• **What is asked**:
What is the number of lines containing the word "matplotlib"? Please answer with that number and nothing more.

• **Stored data**:

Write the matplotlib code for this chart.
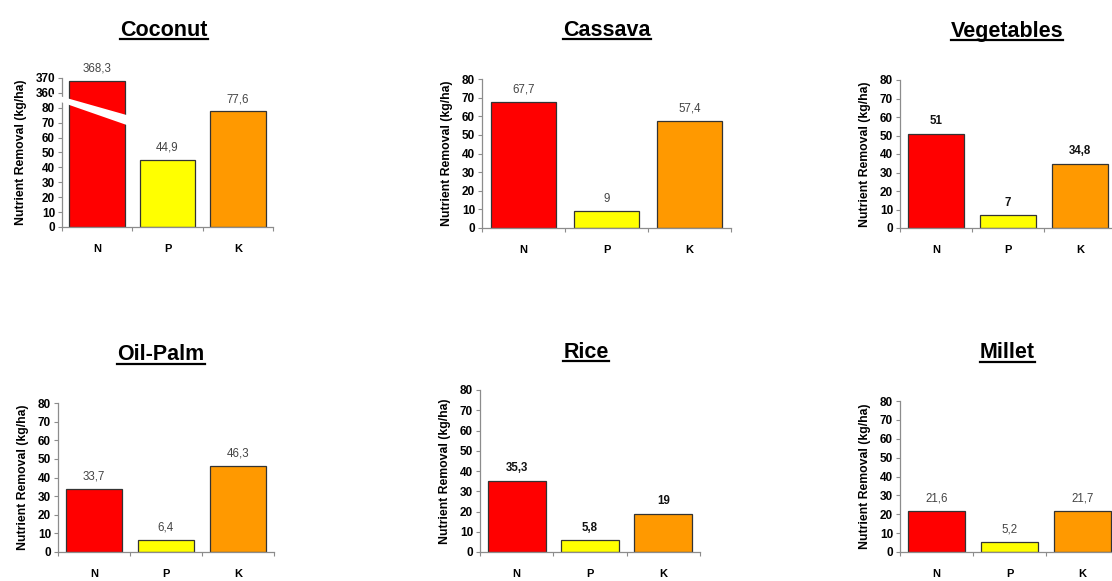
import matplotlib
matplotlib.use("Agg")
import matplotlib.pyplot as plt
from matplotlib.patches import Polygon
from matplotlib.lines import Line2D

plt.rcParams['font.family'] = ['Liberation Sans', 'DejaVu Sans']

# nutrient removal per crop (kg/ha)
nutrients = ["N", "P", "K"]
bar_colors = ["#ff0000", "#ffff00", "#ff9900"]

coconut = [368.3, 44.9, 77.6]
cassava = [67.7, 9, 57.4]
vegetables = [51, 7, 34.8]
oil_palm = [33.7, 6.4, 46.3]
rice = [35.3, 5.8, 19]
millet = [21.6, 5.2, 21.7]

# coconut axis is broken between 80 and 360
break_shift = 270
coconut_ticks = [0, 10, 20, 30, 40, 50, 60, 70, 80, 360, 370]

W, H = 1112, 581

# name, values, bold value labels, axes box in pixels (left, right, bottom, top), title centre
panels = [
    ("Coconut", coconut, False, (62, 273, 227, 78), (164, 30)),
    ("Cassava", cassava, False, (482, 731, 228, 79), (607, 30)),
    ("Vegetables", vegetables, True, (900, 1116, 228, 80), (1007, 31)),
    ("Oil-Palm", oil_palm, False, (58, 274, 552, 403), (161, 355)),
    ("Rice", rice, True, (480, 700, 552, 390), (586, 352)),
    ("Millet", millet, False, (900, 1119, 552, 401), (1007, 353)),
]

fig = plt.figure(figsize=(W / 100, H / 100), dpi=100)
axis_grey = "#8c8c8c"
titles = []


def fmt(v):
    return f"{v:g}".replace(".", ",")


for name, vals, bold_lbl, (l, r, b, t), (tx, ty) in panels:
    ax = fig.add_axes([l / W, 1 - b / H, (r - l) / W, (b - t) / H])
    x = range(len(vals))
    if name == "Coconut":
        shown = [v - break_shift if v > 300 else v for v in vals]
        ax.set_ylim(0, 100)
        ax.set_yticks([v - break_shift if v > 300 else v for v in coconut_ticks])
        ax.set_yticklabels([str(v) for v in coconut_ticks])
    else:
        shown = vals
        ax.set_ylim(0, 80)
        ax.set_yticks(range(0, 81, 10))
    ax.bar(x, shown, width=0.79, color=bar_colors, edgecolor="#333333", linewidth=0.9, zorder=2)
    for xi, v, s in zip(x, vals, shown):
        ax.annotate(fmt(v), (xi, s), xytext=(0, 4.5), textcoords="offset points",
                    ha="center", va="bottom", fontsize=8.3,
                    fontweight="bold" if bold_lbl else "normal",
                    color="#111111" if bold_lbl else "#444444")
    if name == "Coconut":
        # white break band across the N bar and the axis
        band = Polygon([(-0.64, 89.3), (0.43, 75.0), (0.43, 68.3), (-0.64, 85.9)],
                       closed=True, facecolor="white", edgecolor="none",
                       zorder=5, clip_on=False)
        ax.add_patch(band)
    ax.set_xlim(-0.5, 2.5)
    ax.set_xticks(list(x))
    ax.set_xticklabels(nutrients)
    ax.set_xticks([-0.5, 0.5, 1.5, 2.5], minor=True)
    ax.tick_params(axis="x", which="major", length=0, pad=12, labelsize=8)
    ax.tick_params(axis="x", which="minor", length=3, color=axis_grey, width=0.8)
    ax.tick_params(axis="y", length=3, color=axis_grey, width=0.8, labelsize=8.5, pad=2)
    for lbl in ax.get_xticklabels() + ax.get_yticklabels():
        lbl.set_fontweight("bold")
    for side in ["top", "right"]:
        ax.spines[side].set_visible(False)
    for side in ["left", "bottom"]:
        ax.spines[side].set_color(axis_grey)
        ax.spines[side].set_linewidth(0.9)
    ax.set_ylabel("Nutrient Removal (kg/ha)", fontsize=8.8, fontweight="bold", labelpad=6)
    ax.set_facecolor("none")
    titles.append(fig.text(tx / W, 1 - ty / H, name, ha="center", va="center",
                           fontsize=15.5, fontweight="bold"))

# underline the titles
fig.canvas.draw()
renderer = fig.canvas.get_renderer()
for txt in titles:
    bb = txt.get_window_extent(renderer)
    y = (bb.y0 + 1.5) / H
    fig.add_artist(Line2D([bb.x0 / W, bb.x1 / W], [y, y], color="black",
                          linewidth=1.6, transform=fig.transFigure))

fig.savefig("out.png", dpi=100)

• **Exercise solution**:
6